Fighting moral hazard by letting the financial system is not a good idea.
And the oil companies seem to be doing ok...
With the Glass-Steagall Act, we had two types of banks, the national banks and the investment banks. Citizens' deposits in the national banks were insured by the FDIC while investors equity in the investment banks were at risk. That system worked very well for sixty years.
But then the Glass-Steagall Act was replaced by the Grahamm-Leach-Bliley Act in 1999 and when the Great Recession arrived because of reckless banking, the investment banks quickly converted to national banks so they could be bailed out by the taxpayers.
The investment banks should have eaten their own losses.
There is no way I want to pay for investment banks (under the guise of being national banks) gambling and losing my money and money of other depositors.
If the investment banks want to take risks, fine ... but first, let them stop being national banks and give up FDIC protection.
Then, if an investment bank takes too much risk and implodes, the employees and the shareholders can shoulder the entire loss.
One of the Silent Generation
Investment banks are highly leveraged. They are going to borrowing from somebody, mostly commercial banks.
So a fall of a huge investment bank will trigger the collapse of the commercial banks that lent to it.
Ipso facto, Glass Steagal would not solve the problem of highly leveraged financial intermediaries like Lehman Brothers or Goldman Sachs.
as a citizen, however, ...
Secondly....at the "expense of everything else" means what? Perhaps I should read the article. I would if I could find it.
You just have to know what "everything" is, from Goldman's perspective.
That's why you guys must either be put on a tight leash, or speculate with your own money.
saw the wipe out of hundreds of fdic
insured s/l's. resolution trust corp
took 8-10 years to unwind that fiasco.
there are no laws against stupidity.
Let's not forget the Abacus transactions and the muppets, not to mention doing God's work by helping Greece hide their financial problems from the EU.
I don't want investment banks destabilizing the system and defrauding their customers and passing the losses on out into the real economy. I've had enough of that.
Just end the de facto government backstop.

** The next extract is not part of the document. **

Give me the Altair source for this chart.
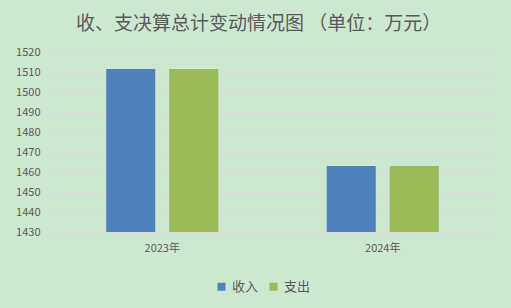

Stability means than when Lehman Brothers collapses, it doesn't crash the financial system; there is a perturbation, and then the system returns to regular operation without extraordinary measures.
Stability means that when the airliner hits turbulence, it doesn't correct more and more wildly and then break apart and crash.
Stability means that when your car hits a pothole, it doesn't leap into the car in the next lane in response.
He's making a straw man argument; that stability necessarily means that everything else is sacrificed (I suspect he defines everything else as outrageous bonuses for Jim ;-) ). He's doing this to protect the sinecure that finance has under the current financial system - for his own self interest. We've now had nearly 4 years of hardship for millions of people and general underperformance in the economy. Is the extra growth from an unstable system worth that, especially given that it was false growth, illusory output? From a societal and overall economy perspective, I say no. But of course, from his selfish perspective, the answer is yes. The unstable system transferred wealth from others to Jim, a state of affairs most desired by Jim; let everyone else go hang.
So, to summarize, he's saying a system that crashes and burns occasionally is worth it because Jim O'Neill makes out better under such a system. Well, we certainly wouldn't want to limit Jim in any way, so, sure, I buy that. Ha, ha, ha!